Indépendamment de la Shoah, le terme « génocide » est, dans le contexte européen, principalement utilisé en référence à deux événements historiques : lorsque certains évoquent la thèse du « double génocide » perpétré dans les pays d’Europe centrale et orientale par le régime nazi à l’encontre des Juifs mais aussi par les Soviétiques à l’encontre des populations locales, et à propos du massacre de Srebrenica, en 1995, lors des guerres de Yougoslavie. Beaucoup a été écrit sur les musées et les mémoriaux de la Shoah. Il s’agira ici de se concentrer sur un autre type de musées et mémoriaux : ceux dans lesquels la mémoire de la Shoah est certes évoquée mais où l’accent est mis sur d’autres atrocités ; atrocités dont la mémoire semble – qui est plus est – être vécue comme menacée par celle de la Shoah. La première partie de cet article traitera donc de la manière dont les musées et mémoriaux d’Europe centrale et orientale – consacrés à l’occupation nazie et à l’occupation soviétique – exposent la Seconde Guerre mondiale, la Shoah et le Goulag. La deuxième partie montrera comment les musées consacrés à la mémoire de la guerre des années 1990 en Bosnie-Herzégovine dépeignent se rapportent aux atrocités de la Seconde Guerre mondiale et font référence à la Shoah. Dans ces deux cas, la mémoire de la Shoah et sa muséification servent en quelque sorte de modèle pour exposer sa « propre » expérience de victime, non sans mettre en scène, parfois, une concurrence prononcée entre les victimes, de telle sorte que « nos » victimes – celles issues de la population majoritaire – sont présentées de manière très différente des « autres », les victimes juives.
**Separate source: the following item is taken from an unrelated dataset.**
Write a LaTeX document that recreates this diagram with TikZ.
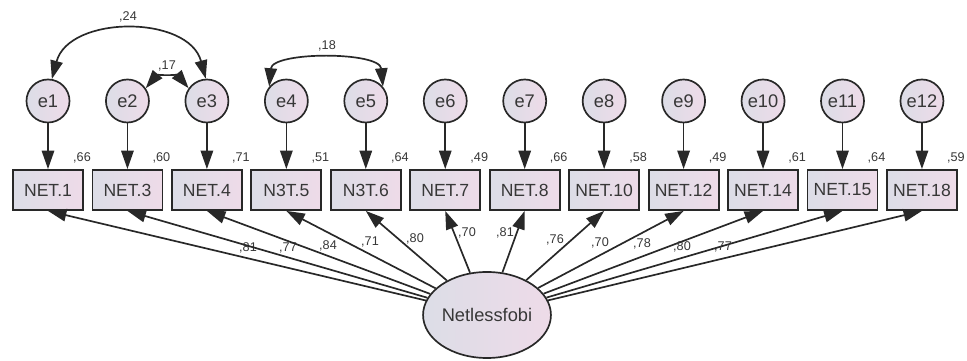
\documentclass[tikz,border=0pt]{standalone}
\usepackage{fontspec}
\setmainfont{Liberation Sans}
\usepackage{tikz}
\usetikzlibrary{arrows.meta,shapes.geometric}
\usepackage{xcolor}
\definecolor{fillL}{RGB}{220,221,231}
\definecolor{fillR}{RGB}{238,219,232}
\definecolor{edge}{RGB}{40,40,40}
\definecolor{txt}{RGB}{55,55,55}

\begin{document}
\begin{tikzpicture}[x=0.025cm,y=0.025cm,>={Triangle[length=4.6mm,width=3.1mm]},
  obs/.style={draw=edge,line width=1.3pt,left color=fillL,right color=fillR,minimum width=1.75cm,minimum height=1cm,inner sep=0pt,font=\fontsize{12.5}{14}\selectfont,text=txt},
  err/.style={circle,draw=edge,line width=1.2pt,left color=fillL,right color=fillR,minimum size=1.075cm,inner sep=0pt,font=\fontsize{13}{15}\selectfont,text=txt},
  coef/.style={font=\fontsize{9}{10}\selectfont,text=txt,inner sep=0pt},
  lnk/.style={->,line width=1.2pt,draw=edge}]
\useasboundingbox (0,0) rectangle (967,361);
\node[ellipse,draw=edge,line width=1.2pt,left color=fillL,right color=fillR,minimum width=2.9cm,minimum height=2.15cm,inner sep=0pt,font=\fontsize{13}{15}\selectfont,text=txt] (lat) at (487,46) {Netlessfobi};
% indicators, errors and loadings
\foreach \nm/\rsq/\ld/\lx/\ly [count=\i] in {NET.1/66/81/248/113, NET.3/60/77/288/113, NET.4/71/84/328/115, N3T.5/51/71/370/119, N3T.6/64/80/415/122, NET.7/49/70/467/128, NET.8/66/81/505/128, NET.10/58/76/555/121, NET.12/49/70/600/118, NET.14/61/78/642/117, NET.15/64/80/682/114, NET.18/59/77/723/114}{
  \pgfmathsetmacro\xx{48+79.45*(\i-1)}
  \node[obs] (x\i) at (\xx,171) {\nm};
  \node[err] (e\i) at (\xx,260) {e\i};
  \node[coef] (r\i) at (\xx+34,203) {,\rsq};
  \draw[lnk] (e\i) -- (x\i);
  \draw[lnk] (lat) -- (x\i.south);
  \node[coef] (l\i) at (\lx,\ly) {,\ld};
}
% covariances
\draw[<->,line width=1.2pt,draw=edge] (e1.80) to[out=75,in=105,looseness=1.1] (e3.93);
\draw[<->,line width=1.2pt,draw=edge] (e2.35) to[bend left=50] (e3.145);
\draw[<->,line width=1.2pt,draw=edge] (e4.140) to[out=85,in=95,looseness=0.8] (e5.40);
\node[coef] (c13) at (128,344) {,24};
\node[coef] (c23) at (167,295) {,17};
\node[coef] (c45) at (327,315) {,18};
\end{tikzpicture}
\end{document}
Inauguré en 1992 à Vilnius, en Lituanie, le Musée des victimes du génocide est situé dans un bâtiment où le NKVD soviétique, puis la Gestapo, et enfin le KGB torturaient des prisonniers. Pourtant, jusqu’en 2011, l’exposition permanente ignorait l’occupation nazie et passait de la description de la première occupation soviétique de 1940-1941 à la deuxième occupation soviétique de 1944. Un simple panneau, situé à hauteur de chevilles, informait les visiteurs désireux d’en savoir davantage sur la période nazie et sur la Shoah en Lituanie qu’ils pouvaient se rendre au musée juif de Vilna Gaon, situé à 500 mètres de là. Le terme « victimes de génocide » figurant dans le nom du musée désigne donc uniquement les victimes des deux occupations soviétiques et fait référence à la thèse du « double génocide ». Dans les pays d’Europe centrale et orientale, la politique mémorielle appuie souvent avec insistance sur l’affirmation que, si le « Troisième Reich » a commis un génocide contre les Juifs, les Soviétiques ont également commis un génocide contre la population majoritaire de Lituanie, de Lettonie, d’Estonie ou de Hongrie.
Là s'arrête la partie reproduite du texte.